Bimmer

[Бумер]

film still courtesy of www.ctb.ru

Russia, STW, 2003
Director: Petr Buslov
Script: Denis Rodimin and Petr Buslov
Cinematography: Daniil Gurevich
Music: Sergei Shnurov
With Vladimir Vdovichenkov, Andrei Merzlikin, Maksim Konovalov, and Sergei Gorobchenko
Awards: "Golden Ram" to Sergei Shnurov for Best Musical Score, Kinotavr (Sochi) 2003; "Golden Taiga" for best film at the "Spirit of Fire" International Festival of Debut films, (Khanty-Mansiisk, Russia), 2004.

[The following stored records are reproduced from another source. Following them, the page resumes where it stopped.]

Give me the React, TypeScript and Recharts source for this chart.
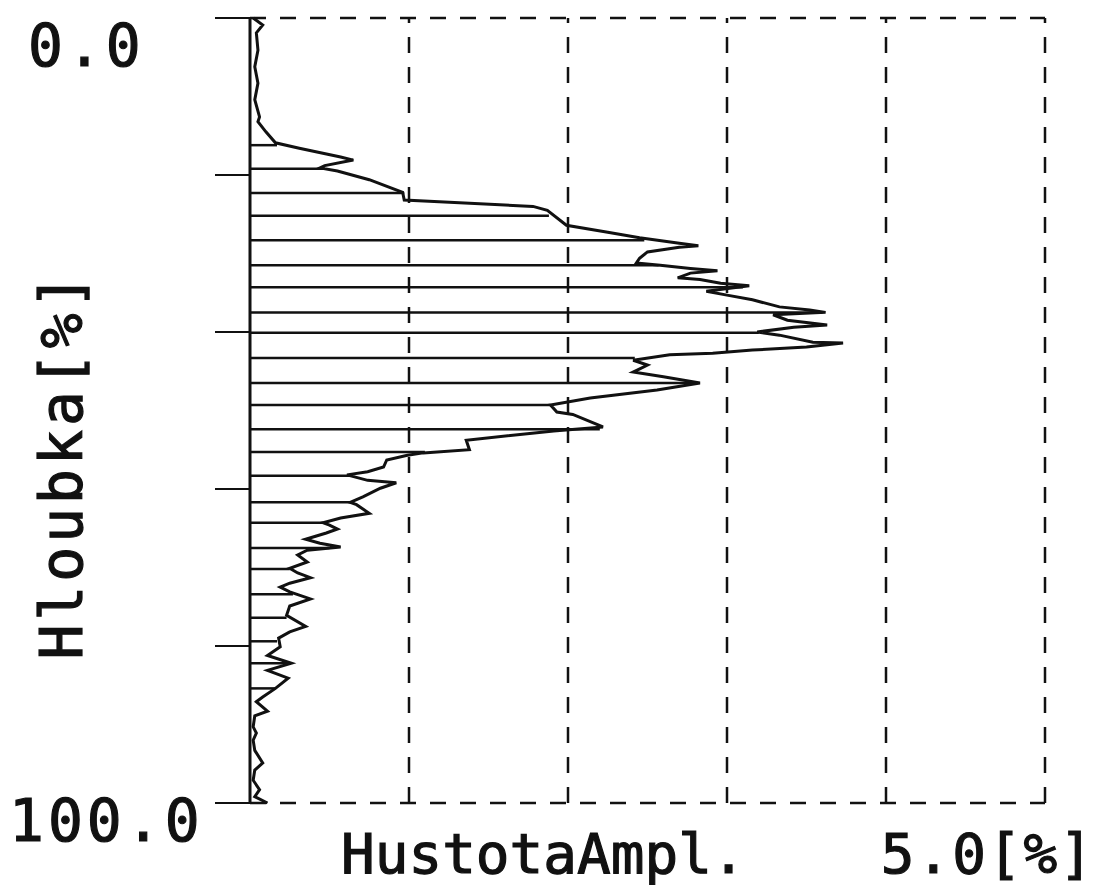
import React from 'react'
import { ComposedChart, Line, XAxis, YAxis, ReferenceLine } from 'recharts'

// hloubka [%] (0 nahore) a hustota amplitud [%]
const DEPTH = [
  0, 0.9, 1.9, 4.1, 6.2, 8.3, 10.4, 12.6, 13.2, 14.5,
  15.9, 16.6, 17.7, 18.1, 18.8, 19.1, 19.5, 20.6, 22.2, 23.2,
  23.4, 24.0, 24.5, 26.4, 27.3, 28.0, 28.7, 29.0, 29.2, 29.8,
  30.6, 31.2, 31.5, 31.9, 32.2, 32.5, 33.1, 33.3, 33.8, 34.1,
  34.8, 35.3, 35.9, 36.8, 37.2, 37.5, 37.8, 38.5, 39.1, 39.4,
  40.0, 40.4, 41.3, 41.4, 41.9, 42.3, 42.7, 42.9, 43.6, 44.2,
  45.1, 45.7, 46.5, 47.4, 48.4, 49.3, 50.2, 50.5, 52.1, 52.6,
  53.8, 55.0, 55.4, 55.7, 56.3, 57.2, 57.8, 58.2, 58.9, 59.2,
  59.9, 61.0, 61.7, 62.0, 63.1, 63.7, 64.3, 64.6, 65.1, 65.6,
  66.4, 66.9, 67.4, 67.8, 68.4, 69.3, 70.1, 70.7, 71.3, 72.0,
  72.5, 73.1, 74.0, 74.9, 76.1, 77.5, 78.2, 79.0, 80.1, 81.2,
  82.2, 83.1, 84.1, 85.4, 86.5, 87.1, 88.3, 88.9, 90.3, 91.1,
  92.0, 93.3, 94.9, 95.8, 97.1, 98.3, 99.2, 100,
]
const AMPL = [
  0.02, 0.08, 0.04, 0.05, 0.03, 0.05, 0.03, 0.06, 0.05, 0.10,
  0.16, 0.31, 0.57, 0.65, 0.47, 0.44, 0.55, 0.75, 0.96, 0.97,
  1.19, 1.78, 1.87, 1.99, 2.25, 2.45, 2.70, 2.82, 2.70, 2.50,
  2.45, 2.43, 2.58, 2.77, 2.94, 2.77, 2.69, 2.83, 2.96, 3.14,
  2.87, 3.00, 3.16, 3.33, 3.52, 3.62, 3.29, 3.38, 3.63, 3.42,
  3.19, 3.33, 3.54, 3.73, 3.50, 3.16, 2.91, 2.64, 2.41, 2.50,
  2.41, 2.60, 2.83, 2.56, 2.14, 1.89, 1.93, 2.03, 2.22, 1.91,
  1.36, 1.38, 1.09, 0.99, 0.86, 0.84, 0.74, 0.61, 0.74, 0.92,
  0.82, 0.71, 0.63, 0.67, 0.75, 0.57, 0.46, 0.50, 0.55, 0.48,
  0.35, 0.44, 0.57, 0.36, 0.30, 0.36, 0.25, 0.30, 0.38, 0.25,
  0.19, 0.25, 0.38, 0.25, 0.23, 0.35, 0.25, 0.18, 0.19, 0.11,
  0.26, 0.11, 0.24, 0.16, 0.08, 0.04, 0.11, 0.03, 0.02, 0.04,
  0.02, 0.03, 0.08, 0.03, 0.02, 0.06, 0.03, 0.11,
]

// vodorovne srafovani od osy ke krivce
const HATCH_DEPTH = [
  16.2, 19.2, 22.3, 25.2, 28.3, 31.5, 34.3, 37.5, 40.1, 43.3, 46.5, 49.3,
  52.4, 55.3, 58.3, 61.7, 64.3, 67.5, 70.2, 73.4, 76.4, 79.4, 82.2, 85.4,
]
const HATCH_AMPL = [
  0.17, 0.46, 0.97, 1.88, 2.48, 2.57, 3.1, 3.6, 3.2, 2.42, 2.8, 1.89,
  2.2, 1.1, 0.63, 0.63, 0.46, 0.5, 0.25, 0.27, 0.23, 0.17, 0.25, 0.16,
]

const X_GRID = [1, 2, 3, 4, 5]
const Y_BORDER = [0, 100]
const Y_TICKS = [0, 20, 40, 60, 80, 100]
const Y_TICK_LABELS: Record<number, string> = { 0: '0.0', 100: '100.0' }
const Y_TITLE = 'Hloubka[%]'
const X_TITLE = 'HustotaAmpl.'
const X_MAX_LABEL = '5.0[%]'

const FONT = '"DejaVu Sans Mono", monospace'
const INK = '#111'
const textStyle = { fontFamily: FONT, fill: INK, stroke: INK, strokeWidth: 1.2 }

const data = DEPTH.map((d, i) => ({ depth: d, ampl: AMPL[i] }))

function DepthTick(props: any) {
  const { y, payload } = props
  const label = Y_TICK_LABELS[payload.value]
  if (!label) return <g />
  const top = payload.value === 0
  return (
    <text x={top ? 28 : 9} y={y + (top ? 48 : 38)} fontSize={58} letterSpacing={4}
      {...textStyle}>{label}</text>
  )
}

export default function App() {
  return (
    <div style={{ position: 'absolute', left: 0, top: 0, width: 1102, height: 885, background: '#fff' }}>
      <ComposedChart width={1102} height={885} data={data} layout="vertical"
        margin={{ top: 18, right: 57, bottom: 82, left: 190 }}>
        <XAxis type="number" dataKey="ampl" domain={[0, 5]} hide />
        <YAxis type="number" dataKey="depth" domain={[0, 100]} ticks={Y_TICKS}
          width={60} tickSize={35} interval={0}
          axisLine={{ stroke: INK, strokeWidth: 3 }}
          tickLine={{ stroke: INK, strokeWidth: 2 }}
          tick={<DepthTick />} />

        {X_GRID.map(v => (
          <ReferenceLine key={`gx${v}`} x={v} stroke={INK} strokeWidth={2.5} strokeDasharray="16 14" />
        ))}
        {Y_BORDER.map(v => (
          <ReferenceLine key={`gy${v}`} y={v} stroke={INK} strokeWidth={2.5} strokeDasharray="16 14" />
        ))}

        {HATCH_DEPTH.map((d, i) => (
          <ReferenceLine key={`h${i}`} segment={[{ x: 0, y: d }, { x: HATCH_AMPL[i], y: d }]}
            stroke={INK} strokeWidth={2.5} />
        ))}

        <Line type="linear" dataKey="ampl" stroke={INK} strokeWidth={3} dot={false}
          isAnimationActive={false} />

        <text x={82} y={465} transform="rotate(-90 82 465)" textAnchor="middle"
          fontSize={58} letterSpacing={4} {...textStyle}>{Y_TITLE}</text>
        <text x={341} y={873} fontSize={56} letterSpacing={0} {...textStyle}>{X_TITLE}</text>
        <text x={1095} y={873} textAnchor="end" fontSize={56} letterSpacing={2}
          {...textStyle}>{X_MAX_LABEL}</text>
      </ComposedChart>
    </div>
  )
}
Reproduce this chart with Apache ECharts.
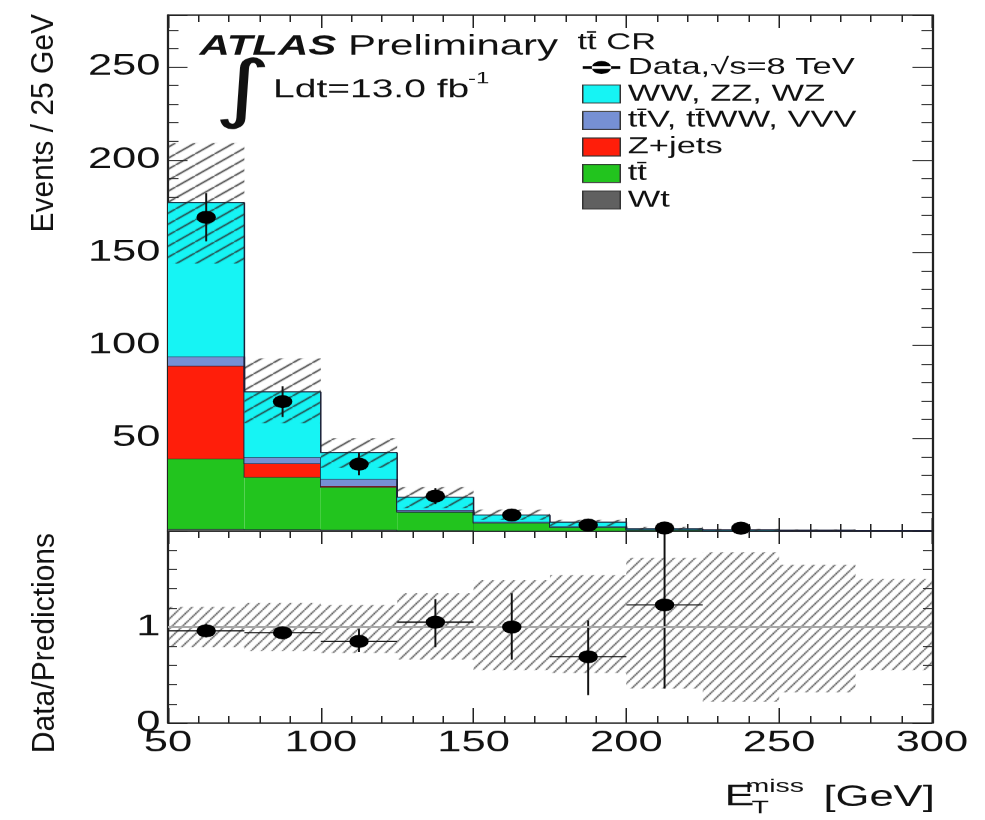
<!DOCTYPE html>
<html>
<head>
<meta charset="utf-8">
<script src="https://cdn.jsdelivr.net/npm/echarts@6/dist/echarts.min.js"></script>
<style>
  html, body { margin: 0; padding: 0; background: #fff; overflow: hidden; }
  /* the reference is stretched sideways, so the chart is drawn narrow and widened */
  #chart { width: 657px; height: 820px; transform: scaleX(1.4992); transform-origin: 0 0; }
</style>
</head>
<body>
<div id="chart"></div>
<script>
// ---- data ----
var binEdges = [50, 75, 100, 125, 150, 175, 200, 225, 250, 275, 300];
// stack, bottom to top
var wt      = [1.0, 0.8, 0.6, 0.4, 0.2, 0.1, 0.05, 0.03, 0.02, 0.01];
var ttbar   = [38, 28.2, 23, 9.8, 4.1, 2.0, 0.55, 0.22, 0.13, 0.08];
var zjets   = [50, 7.4, 0.6, 0.2, 0.1, 0, 0, 0, 0, 0];
var ttv     = [5, 3.3, 3.7, 0.9, 0.5, 0.4, 0.2, 0.1, 0.07, 0.05];
var diboson = [83, 35.3, 14.4, 6.9, 3.7, 2.3, 0.5, 0.3, 0.2, 0.16];
// data points
var dataVals = [169, 69.7, 36, 18.8, 8.6, 3.2, 1.6, 1.5, null, null];
var dataErr  = [13, 8.3, 6, 4.3, 2.9, 1.8, 1.3, 1.2, null, null];
// uncertainty band on the prediction
var bandLo = [144, 58, 34, 12.3, 6, 2.6, 0.6, 0.25, 0.12, 0.15];
var bandHi = [209, 93, 50, 23.6, 11.5, 6, 2.2, 1.2, 0.7, 0.45];
// ratio panel
var ratio       = [0.96, 0.94, 0.85, 1.05, 1.0, 0.69, 1.23, null, null, null];
var ratioLo     = [0.89, 0.87, 0.74, 0.79, 0.66, 0.29, 0.36, null, null, null];
var ratioHi     = [1.03, 1.01, 0.98, 1.29, 1.35, 1.07, 2.0, null, null, null];
var ratioBandLo = [0.79, 0.75, 0.73, 0.66, 0.55, 0.52, 0.36, 0.22, 0.32, 0.55];
var ratioBandHi = [1.21, 1.25, 1.23, 1.35, 1.49, 1.54, 1.72, 1.78, 1.65, 1.5];
// tick labels
var xTickLabels = ['50', '100', '150', '200', '250', '300'];
var yTickLabels = ['50', '100', '150', '200', '250'];
var ratioTickLabels = ['0', '1'];

var FONT = 'Liberation Sans, Arial, sans-serif';

// hatch tile for the uncertainty boxes
function makeHatch(w, h, color, lw) {
    var c = document.createElement('canvas');
    c.width = w; c.height = h;
    var ctx = c.getContext('2d');
    ctx.strokeStyle = color;
    ctx.lineWidth = lw;
    ctx.beginPath();
    ctx.moveTo(-w, 2 * h); ctx.lineTo(2 * w, -h);
    ctx.stroke();
    return c;
}
var hatchTop = makeHatch(13, 11, '#2a2a2a', 1.2);
var hatchRatio = makeHatch(7, 10, '#2a2a2a', 1.0);

// stacked components -> rect rows [lo, hi, base, top, prevTop]
var components = [
    {name: 'Wt', vals: wt, color: '#606060'},
    {name: 't\u0074\u0304', vals: ttbar, color: '#22c41e'},
    {name: 'Z+jets', vals: zjets, color: '#ff1e0a'},
    {name: 't\u0074\u0304V, t\u0074\u0304WW, VVV', vals: ttv, color: '#7690d4'},
    {name: 'WW, ZZ, WZ', vals: diboson, color: '#16f4f4'}
];
var base = binEdges.slice(0, -1).map(function () { return 0; });
var stackSeries = components.map(function (c) {
    var rows = [];
    for (var i = 0; i < c.vals.length; i++) {
        var b = base[i], t = base[i] + c.vals[i];
        var prevTop = i === 0 ? t : rows[i - 1][3];
        rows.push([binEdges[i], binEdges[i + 1], b, t, prevTop]);
        base[i] = t;
    }
    return {
        name: c.name,
        type: 'custom',
        xAxisIndex: 0, yAxisIndex: 0,
        itemStyle: {color: c.color},
        data: rows,
        renderItem: function (params, api) {
            var p0 = api.coord([api.value(0), api.value(3)]);
            var p1 = api.coord([api.value(1), api.value(2)]);
            var pp = api.coord([api.value(0), api.value(4)]);
            return {type: 'group', children: [
                {type: 'rect', shape: {x: p0[0], y: p0[1], width: p1[0] - p0[0], height: p1[1] - p0[1]},
                 style: {fill: api.visual('color')}},
                {type: 'polyline', shape: {points: [[p0[0], pp[1]], [p0[0], p0[1]], [p1[0], p0[1]]]},
                 style: {stroke: '#1c2038', lineWidth: 1, fill: null}}
            ]};
        }
    };
});

function bandRows(lo, hi) {
    return lo.map(function (v, i) { return [binEdges[i], binEdges[i + 1], v, hi[i]]; });
}
function hatchRender(pattern) {
    return function (params, api) {
        var p0 = api.coord([api.value(0), api.value(3)]);
        var p1 = api.coord([api.value(1), api.value(2)]);
        return {type: 'rect', shape: {x: p0[0], y: p0[1], width: p1[0] - p0[0], height: p1[1] - p0[1]},
                style: {fill: {image: pattern, repeat: 'repeat'}}};
    };
}

var centers = binEdges.slice(0, -1).map(function (e, i) { return (e + binEdges[i + 1]) / 2; });

var dataPoints = [], dataBars = [], ratioPoints = [], ratioBars = [];
for (var i = 0; i < centers.length; i++) {
    if (dataVals[i] !== null) {
        dataPoints.push([centers[i], dataVals[i]]);
        dataBars.push([centers[i], dataVals[i] - dataErr[i], dataVals[i] + dataErr[i]]);
    }
    if (ratio[i] !== null) {
        ratioPoints.push([centers[i], ratio[i]]);
        ratioBars.push([centers[i], ratioLo[i], ratioHi[i], binEdges[i], binEdges[i + 1], ratio[i]]);
    }
}

var chart = echarts.init(document.getElementById('chart'), null, {renderer: 'canvas', devicePixelRatio: 1.5});

function frameAxis(extra) {
    var a = {
        type: 'value',
        axisLine: {show: true, onZero: false, lineStyle: {color: '#222', width: 1.5}},
        axisTick: {show: true, inside: true, length: 13, lineStyle: {color: '#222', width: 1}},
        minorTick: {show: true, splitNumber: 5, length: 7, lineStyle: {color: '#222', width: 1}},
        axisLabel: {show: false},
        splitLine: {show: false},
        minorSplitLine: {show: false}
    };
    for (var k in extra) a[k] = extra[k];
    return a;
}
var xLabel = {show: true, margin: 6, color: '#111', fontSize: 29, fontFamily: FONT,
    formatter: function (v) { return xTickLabels.indexOf(String(v)) >= 0 ? String(v) : ''; }};
var yLabel = {show: true, margin: 5, color: '#111', fontSize: 29, fontFamily: FONT,
    formatter: function (v) { return yTickLabels.indexOf(String(v)) >= 0 ? String(v) : ''; }};
var rLabel = {show: true, margin: 5, color: '#111', fontSize: 29, fontFamily: FONT,
    formatter: function (v) { return ratioTickLabels.indexOf(String(v)) >= 0 ? String(v) : ''; }};

var option = {
    backgroundColor: '#fff',
    animation: false,
    grid: [
        {left: 112, top: 15, width: 509.3, height: 516, outerBoundsMode: 'none'},
        {left: 112, top: 531, width: 509.3, height: 192, outerBoundsMode: 'none'}
    ],
    xAxis: [
        frameAxis({gridIndex: 0, min: 50, max: 300, interval: 50, position: 'bottom'}),
        frameAxis({gridIndex: 0, min: 50, max: 300, interval: 50, position: 'top'}),
        frameAxis({gridIndex: 1, min: 50, max: 300, interval: 50, position: 'bottom', axisLabel: xLabel,
                   axisTick: {show: true, inside: true, length: 15, lineStyle: {color: '#222', width: 1}}}),
        frameAxis({gridIndex: 1, min: 50, max: 300, interval: 50, position: 'top'})
    ],
    yAxis: [
        frameAxis({gridIndex: 0, min: 0, max: 278, interval: 50, position: 'left', axisLabel: yLabel}),
        frameAxis({gridIndex: 0, min: 0, max: 278, interval: 50, position: 'right'}),
        frameAxis({gridIndex: 1, min: 0, max: 2, interval: 1, position: 'left', axisLabel: rLabel,
                   minorTick: {show: true, splitNumber: 5, length: 6, lineStyle: {color: '#222', width: 1}}}),
        frameAxis({gridIndex: 1, min: 0, max: 2, interval: 1, position: 'right',
                   minorTick: {show: true, splitNumber: 5, length: 6, lineStyle: {color: '#222', width: 1}}})
    ],
    legend: {
        orient: 'vertical', left: 388, top: 56, padding: 0,
        itemWidth: 25, itemHeight: 18, itemGap: 3.5,
        selectedMode: false,
        textStyle: {fontSize: 23, fontFamily: FONT, color: '#111'},
        data: [
            {name: 'Data,\u221As=8 TeV',
             icon: 'path://M0,5.2L25,5.2L25,7.8L0,7.8Z M6,6.5A6.5,6.5 0 1 0 19,6.5A6.5,6.5 0 1 0 6,6.5Z',
             itemStyle: {color: '#000', opacity: 1}},
            {name: 'WW, ZZ, WZ', icon: 'rect', itemStyle: {borderColor: '#333', borderWidth: 1}},
            {name: 't\u0074\u0304V, t\u0074\u0304WW, VVV', icon: 'rect', itemStyle: {borderColor: '#333', borderWidth: 1}},
            {name: 'Z+jets', icon: 'rect', itemStyle: {borderColor: '#333', borderWidth: 1}},
            {name: 't\u0074\u0304', icon: 'rect', itemStyle: {borderColor: '#333', borderWidth: 1}},
            {name: 'Wt', icon: 'rect', itemStyle: {borderColor: '#333', borderWidth: 1}}
        ]
    },
    graphic: [
        {type: 'text', x: 133, y: 47, style: {text: '{a|ATLAS}{b| Preliminary}', verticalAlign: 'middle', textVerticalAlign: 'middle',
            rich: {a: {fontSize: 28, fontWeight: 'bold', fontStyle: 'italic', fontFamily: FONT, fill: '#111', color: '#111'},
                   b: {fontSize: 28, fontFamily: FONT, fill: '#111', color: '#111'}}}},
        {type: 'text', x: 162, y: 94, style: {text: '\u222B', font: '74px DejaVu Sans', fill: '#111',
            align: 'center', textAlign: 'center', verticalAlign: 'middle', textVerticalAlign: 'middle'}},
        {type: 'text', x: 182, y: 90, style: {text: 'Ldt=13.0 fb', font: '26px ' + FONT, fill: '#111',
            verticalAlign: 'middle', textVerticalAlign: 'middle'}},
        {type: 'text', x: 312, y: 79, style: {text: '-1', font: '16px ' + FONT, fill: '#111',
            verticalAlign: 'middle', textVerticalAlign: 'middle'}},
        {type: 'text', x: 385, y: 43, style: {text: 't\u0074\u0304 CR', font: '23px ' + FONT, fill: '#111',
            verticalAlign: 'middle', textVerticalAlign: 'middle'}},
        {type: 'text', x: 29.5, y: 14, rotation: Math.PI / 2, scaleY: 0.7,
            style: {text: 'Events / 25 GeV', font: '30px ' + FONT, fill: '#111',
            align: 'right', textAlign: 'right', verticalAlign: 'middle', textVerticalAlign: 'middle'}},
        {type: 'text', x: 30.5, y: 533, rotation: Math.PI / 2, scaleY: 0.7,
            style: {text: 'Data/Predictions', font: '30px ' + FONT, fill: '#111',
            align: 'right', textAlign: 'right', verticalAlign: 'middle', textVerticalAlign: 'middle'}},
        {type: 'text', x: 483, y: 797, style: {text: 'E', font: '30px ' + FONT, fill: '#111',
            verticalAlign: 'middle', textVerticalAlign: 'middle'}},
        {type: 'text', x: 497, y: 787, style: {text: 'miss', font: '19px ' + FONT, fill: '#111',
            verticalAlign: 'middle', textVerticalAlign: 'middle'}},
        {type: 'text', x: 501, y: 808, style: {text: 'T', font: '19px ' + FONT, fill: '#111',
            verticalAlign: 'middle', textVerticalAlign: 'middle'}},
        {type: 'text', x: 549, y: 798, style: {text: '[GeV]', font: '29px ' + FONT, fill: '#111',
            verticalAlign: 'middle', textVerticalAlign: 'middle'}}
    ],
    series: stackSeries.concat([
        {
            name: 'Uncertainty', type: 'custom', xAxisIndex: 0, yAxisIndex: 0,
            data: bandRows(bandLo, bandHi), renderItem: hatchRender(hatchTop), z: 3
        },
        {
            name: 'DataErr', type: 'custom', xAxisIndex: 0, yAxisIndex: 0, z: 4,
            data: dataBars,
            renderItem: function (params, api) {
                var a = api.coord([api.value(0), api.value(1)]);
                var b = api.coord([api.value(0), api.value(2)]);
                return {type: 'line', shape: {x1: a[0], y1: a[1], x2: b[0], y2: b[1]},
                        style: {stroke: '#111', lineWidth: 1.3}};
            }
        },
        {
            name: 'Data,\u221As=8 TeV', type: 'scatter', xAxisIndex: 0, yAxisIndex: 0, z: 5,
            symbol: 'circle', symbolSize: 13, itemStyle: {color: '#000', opacity: 1},
            data: dataPoints
        },
        {
            name: 'RatioBand', type: 'custom', xAxisIndex: 2, yAxisIndex: 2,
            data: bandRows(ratioBandLo, ratioBandHi), renderItem: hatchRender(hatchRatio), z: 2
        },
        {
            name: 'RatioErr', type: 'custom', xAxisIndex: 2, yAxisIndex: 2, z: 4, clip: true,
            data: ratioBars,
            renderItem: function (params, api) {
                var a = api.coord([api.value(0), api.value(1)]);
                var b = api.coord([api.value(0), api.value(2)]);
                var l = api.coord([api.value(3), api.value(5)]);
                var r = api.coord([api.value(4), api.value(5)]);
                return {type: 'group', children: [
                    {type: 'line', shape: {x1: a[0], y1: a[1], x2: b[0], y2: b[1]}, style: {stroke: '#111', lineWidth: 1.3}},
                    {type: 'line', shape: {x1: l[0], y1: l[1], x2: r[0], y2: r[1]}, style: {stroke: '#111', lineWidth: 1.3}}
                ]};
            }
        },
        {
            name: 'Ratio', type: 'scatter', xAxisIndex: 2, yAxisIndex: 2, z: 5,
            symbol: 'circle', symbolSize: 13, itemStyle: {color: '#000', opacity: 1},
            data: ratioPoints,
            markLine: {
                silent: true, symbol: 'none', label: {show: false},
                lineStyle: {color: '#a8a8a8', width: 2, type: 'solid'},
                data: [{yAxis: 1}]
            }
        }
    ])
};

chart.setOption(option);
</script>
</body>
</html>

It is difficult to specify exactly why so many have hailed the appearance of Petr Buslov's first feature film as a landmark event. Neither crime nor violence nor the moral decline of Russian youth are particularly new themes in Russian cinema. It is much too early to tell whether this film will begin a new tradition of Russian road movie. Its look and feel owe as much to the work of Martin Scorsese and Quentin Tarantino as to Russian directors such as Aleksei Balabanov or the late Petr Lutsik. Finally, it carries no overarching ethical message and makes no philosophical statement about the Russian condition. This has not prevented viewers from trying to find some lesson in this story of four young men on a journey to their own destruction.

The title character, a black BMW 750 IL, is as enigmatic as it is central to the action and thematics of the film. The car is neither the hero of the film, nor does it function as a surrogate "lead female" for the four male heroes. As the foursome find themselves without money and plan a robbery to provide for their basic survival needs, it never occurs to them to sell the one object of value they already possess, which would also rid them of the one object their pursuers most easily recognize. The German-made automobile has ironically become the car of choice for Russia's nouveaux riches, making it an adopted Russian as well as giving it the dark aura of an outlaw. Its status as a symbol of national power and pride is undercut at several points in the film. It proves to be as helpless against the elements of a Russian winter as were the invading armies of Napoleon and Hitler. When an old woman folk doctor, in a voice tinged with instinctive antipathy, refers to the car as a hearse, the insistent voice of another national archetype foretells the bad end that the viewer has already understood to be inevitable. The car is the instrument of their destruction, but they cling to it as they cling to their very lives.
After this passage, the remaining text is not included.